The editor-in-chief had me wait in the lobby for a full hour before she was ready to see me, but when I walked into her enormous sun-filled office, she looked me over from behind her huge white desk and said, with ironic approval, “Hot.”

When the managing editor called to offer me the job, the salary was one-third more than the one I'd stated on the application.

I accepted the offer and started work the following week.

My transition from Grub Street to luxury journalism was not a smooth one. It's one thing to know, intellectually, that consumer magazines thrive on the insecurities of their readerships, another to actually be manipulating those insecurities, which, it turns out, fanned my own. I'd never been around so many perfectly groomed women at once—I imagined this must be what sororities are like. Manicures, blowouts, high heels, cleavage, white teeth bared, diamond rings sparkling. I felt so out of place, and alienated from myself, that I began to retreat from the journalist boyfriend, who accused me of not being ready for the sort of intimacy he wanted. Before long we, too, broke up.

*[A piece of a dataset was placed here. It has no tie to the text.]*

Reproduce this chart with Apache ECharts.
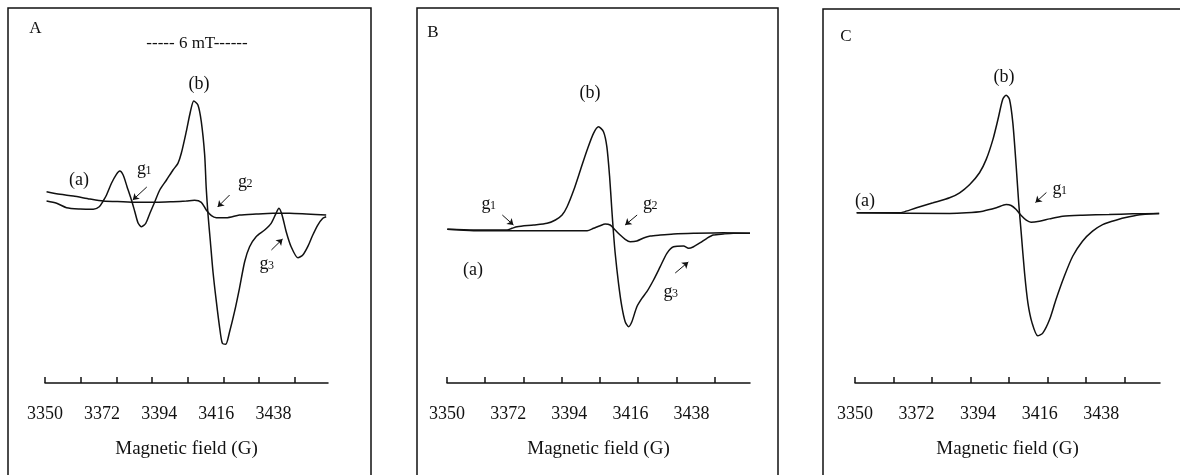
<!DOCTYPE html>
<html>
<head>
<meta charset="utf-8">
<script src="https://cdn.jsdelivr.net/npm/echarts@6/dist/echarts.min.js"></script>
<style>html,body{margin:0;padding:0;background:#fff}#c{width:1180px;height:475px}</style>
</head>
<body>
<div id="c"></div>
<script>
// ---- data (magnetic field G, signal intensity a.u.) ----
const fieldMin = 3350, fieldMax = 3459;
const tickLabels = [3350, 3372, 3394, 3416, 3438];
const tickMarks = [3350, 3363.75, 3377.5, 3391.25, 3405, 3418.75, 3432.5, 3446.25];
const axisTitle = 'Magnetic field (G)';

const panelA_b = [[3350.6,0],[3354.5,-2.3],[3358.3,-6.7],[3363.5,-8],[3368.6,-8.3],[3370.9,-5.7],[3372.4,0],[3373.7,6],[3375.6,17.7],[3377.5,26.7],[3378.8,30],[3380.1,26],[3381.6,14.3],[3383.3,1],[3384.6,-10.7],[3385.9,-22.3],[3387.2,-25.7],[3388.8,-22.3],[3390.4,-12.3],[3392.3,-0.7],[3394.2,11],[3396.8,21],[3399.3,31],[3401.2,37.7],[3402.5,47.7],[3404.4,69.3],[3406.0,89.3],[3407.3,100],[3408.9,96],[3410.2,79.3],[3411.5,46],[3412.1,12.7],[3412.8,-14],[3413.7,-40.7],[3414.7,-70.7],[3416.0,-100.7],[3417.3,-127.3],[3418.3,-142.3],[3419.6,-143.3],[3421.1,-130.7],[3423.0,-110.7],[3424.9,-87.3],[3426.9,-60.7],[3428.8,-45.7],[3431.3,-35.7],[3434.6,-29],[3437.1,-22.3],[3439.0,-12.3],[3440.1,-7.3],[3441.3,-14],[3442.9,-30.7],[3444.8,-45.7],[3447.4,-56.7],[3449.3,-54],[3451.2,-45.7],[3453.1,-34.3],[3455.0,-24.3],[3457.0,-17.3],[3458.3,-15.7]];
const panelA_a = [[3350.6,9.3],[3355.8,6.7],[3360.9,5],[3367.3,2],[3372.4,0],[3380.1,-0.7],[3386.5,-1.3],[3392.9,-1.3],[3399.3,-0.7],[3404.4,0],[3407.6,0.7],[3410.2,-1.3],[3412.1,-9],[3414.1,-14.7],[3416.0,-16.7],[3419.8,-16.7],[3424.9,-14],[3431.3,-13],[3437.8,-12.3],[3444.2,-12.3],[3450.6,-13],[3458.3,-14]];

const panelB_b = [[3350.1,1.4],[3359.6,0.7],[3371.6,0.7],[3373.4,2.4],[3375.2,4],[3381.2,5.7],[3386.0,7.4],[3389.0,10.7],[3391.4,15.7],[3393.2,24],[3395.6,40.7],[3398.0,60.7],[3400.4,80.7],[3402.7,97.4],[3404.5,104],[3406.3,99],[3407.5,84],[3408.5,54],[3409.3,20.7],[3409.9,-2.6],[3410.5,-22.6],[3411.7,-52.6],[3412.9,-76],[3414.1,-91],[3415.3,-96],[3416.5,-91],[3418.3,-76],[3420.1,-67.6],[3421.9,-61],[3424.3,-49.3],[3426.7,-36],[3429.1,-22.6],[3431.5,-16],[3435.1,-15.3],[3436.9,-17.6],[3438.7,-16],[3441.1,-12],[3443.5,-7.6],[3445.8,-4.3],[3449.4,-3.3],[3453.0,-2.6],[3459.0,-2.6]];
const panelB_a = [[3350.1,1.4],[3359.6,0],[3371.6,0],[3383.6,0],[3395.6,0],[3400.4,0],[3402.7,2.4],[3405.1,5],[3406.9,6.7],[3408.7,5.7],[3410.5,0.7],[3412.3,-4.3],[3414.1,-8.6],[3415.9,-11],[3418.3,-10.3],[3420.7,-7.3],[3423.1,-5.3],[3426.7,-4.3],[3431.5,-3.3],[3438.7,-2.6],[3449.4,-2],[3459.0,-2.6]];

const panelC_b = [[3350.6,0],[3366.0,0],[3367.2,0.7],[3372.0,5],[3377.9,10],[3383.8,15],[3387.4,20],[3391.0,28.3],[3394.5,40],[3396.9,53.3],[3399.3,73.3],[3401.1,93.3],[3402.8,113.3],[3404.0,117.3],[3405.2,113.3],[3406.4,90],[3407.6,46.7],[3408.5,10],[3409.4,-20],[3410.6,-60],[3411.8,-90],[3413.3,-110],[3415.3,-122.7],[3417.1,-120],[3419.5,-106.7],[3421.8,-86.7],[3424.8,-63.3],[3427.8,-43.3],[3431.3,-28.3],[3434.9,-18.3],[3438.5,-11.7],[3443.2,-7.3],[3448.0,-4],[3452.7,-1.7],[3458.7,-0.7]];
const panelC_a = [[3350.6,0],[3383.8,-0.7],[3389.8,0],[3395.7,1.7],[3400.5,5],[3404.0,8.3],[3405.8,7.3],[3407.6,3.3],[3409.4,-2.7],[3411.2,-7.3],[3412.9,-9.3],[3415.9,-8.3],[3419.5,-6],[3424.2,-3.3],[3431.3,-2.3],[3440.8,-1.7],[3449.2,-1],[3458.7,-0.7]];

// annotation arrows [from, to] in (G, intensity)
const arrowsA = [[[3389.2,14],[3383.8,1]],[[3421.1,6],[3416.5,-6]],[[3437.2,-49],[3441.5,-38]]];
const arrowsB = [[[3369.9,15.7],[3373.9,5.7]],[[3418.4,15.7],[3414.1,5.7]],[[3432.1,-42.3],[3436.8,-31.3]]];
const arrowsC = [[[3418.4,20.3],[3414.5,10.3]]];

// ---- chart ----
const SERIF = '"Liberation Serif", "DejaVu Serif", serif';
const INK = '#111';
const grids = [
  {left: 45, width: 283, top: 8, height: 375},
  {left: 447, width: 303, top: 8, height: 375},
  {left: 855, width: 305, top: 8, height: 375}
];
const yRanges = [[-182, 193], [-152.3, 222.7], [-169.7, 204.3]];

function xAxisFor(i) {
  return {
    gridIndex: i, type: 'value', min: fieldMin, max: fieldMax,
    axisLine: {show: true, onZero: false, lineStyle: {color: INK, width: 1.5}},
    axisTick: {show: true, inside: true, length: 6, customValues: tickMarks, lineStyle: {color: INK, width: 1.5}},
    axisLabel: {customValues: tickLabels, margin: 22, fontSize: 18, fontFamily: SERIF, color: INK,
      formatter: function (v) { return String(Math.round(v)); }},
    splitLine: {show: false},
    name: axisTitle, nameLocation: 'middle', nameGap: 57,
    nameTextStyle: {fontSize: 19, fontFamily: SERIF, color: INK}
  };
}
function yAxisFor(i) {
  return {gridIndex: i, type: 'value', show: false, min: yRanges[i][0], max: yRanges[i][1], splitLine: {show: false}};
}
function lineSeries(i, data, arrows) {
  const s = {
    type: 'line', xAxisIndex: i, yAxisIndex: i, data: data,
    showSymbol: false, smooth: 0.25, clip: false,
    lineStyle: {color: INK, width: 1.5}
  };
  if (arrows) {
    s.markLine = {
      silent: true, symbol: ['none', 'arrow'], symbolSize: 6,
      lineStyle: {color: INK, width: 1, type: 'solid'},
      label: {show: false},
      data: arrows.map(a => [{coord: a[0]}, {coord: a[1]}])
    };
  }
  return s;
}

function txt(x, y, text, size) {
  return {type: 'text', x: x, y: y, silent: true,
    style: {text: text, fill: INK, font: (size || 18) + 'px ' + SERIF, textAlign: 'center', textVerticalAlign: 'middle'}};
}
function gLabel(gx, gy, sub) {
  return [txt(gx, gy, 'g', 18), txt(gx + 7, gy + 1, sub, 12)];
}
function frame(x, y, w, h) {
  return {type: 'rect', shape: {x: x, y: y, width: w, height: h}, silent: true,
    style: {fill: 'none', stroke: INK, lineWidth: 1.5}};
}

const graphics = [
  frame(8, 8, 363, 480), frame(417, 8, 361, 480), frame(823, 9, 380, 480),
  txt(35.5, 29, 'A', 17), txt(197, 44, '----- 6 mT------', 17),
  txt(199, 84, '(b)'), txt(79, 180, '(a)'),
  ...gLabel(141.5, 169.5, '1'),
  ...gLabel(242.5, 182.5, '2'),
  ...gLabel(264, 264.5, '3'),
  txt(433, 33, 'B', 17), txt(590, 93, '(b)'), txt(473, 270, '(a)'),
  ...gLabel(486, 204.5, '1'),
  ...gLabel(647.5, 204.5, '2'),
  ...gLabel(668, 292.5, '3'),
  txt(846, 37, 'C', 17), txt(1004, 77, '(b)'), txt(865, 201, '(a)'),
  ...gLabel(1057, 189.5, '1')
];

const chart = echarts.init(document.getElementById('c'), null, {renderer: 'canvas'});
chart.setOption({
  animation: false,
  backgroundColor: '#fff',
  grid: grids,
  xAxis: [xAxisFor(0), xAxisFor(1), xAxisFor(2)],
  yAxis: [yAxisFor(0), yAxisFor(1), yAxisFor(2)],
  series: [
    lineSeries(0, panelA_a), lineSeries(0, panelA_b, arrowsA),
    lineSeries(1, panelB_a), lineSeries(1, panelB_b, arrowsB),
    lineSeries(2, panelC_a), lineSeries(2, panelC_b, arrowsC)
  ],
  graphic: graphics
});
</script>
</body>
</html>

I was alone again, but this time differently so; cleared of the static of a fraught relationship I was able to hear more clearly my own thoughts, and wouldn't you know it but Maeve, Neith, and Edna were up there chattering away, just waiting for me to join them. Downstairs, my fingers tapped industriously on the keyboard, writing photo captions about divans and the “rage for greige”; upstairs, my secret coven leaned over a card table spiking the teacups with whiskey and carrying on lively debates. Maeve didn't get what all the fuss over sex was about. Sure, she said, she was no prude, but the men seemed to like it a lot better than she did. Neith argued that this was purely a historical-moment problem: practicing free love had made the men really good in bed; however, by Maeve's time, they'd all forgotten about the clitoris. Edna was skeptical: perhaps you prefer women?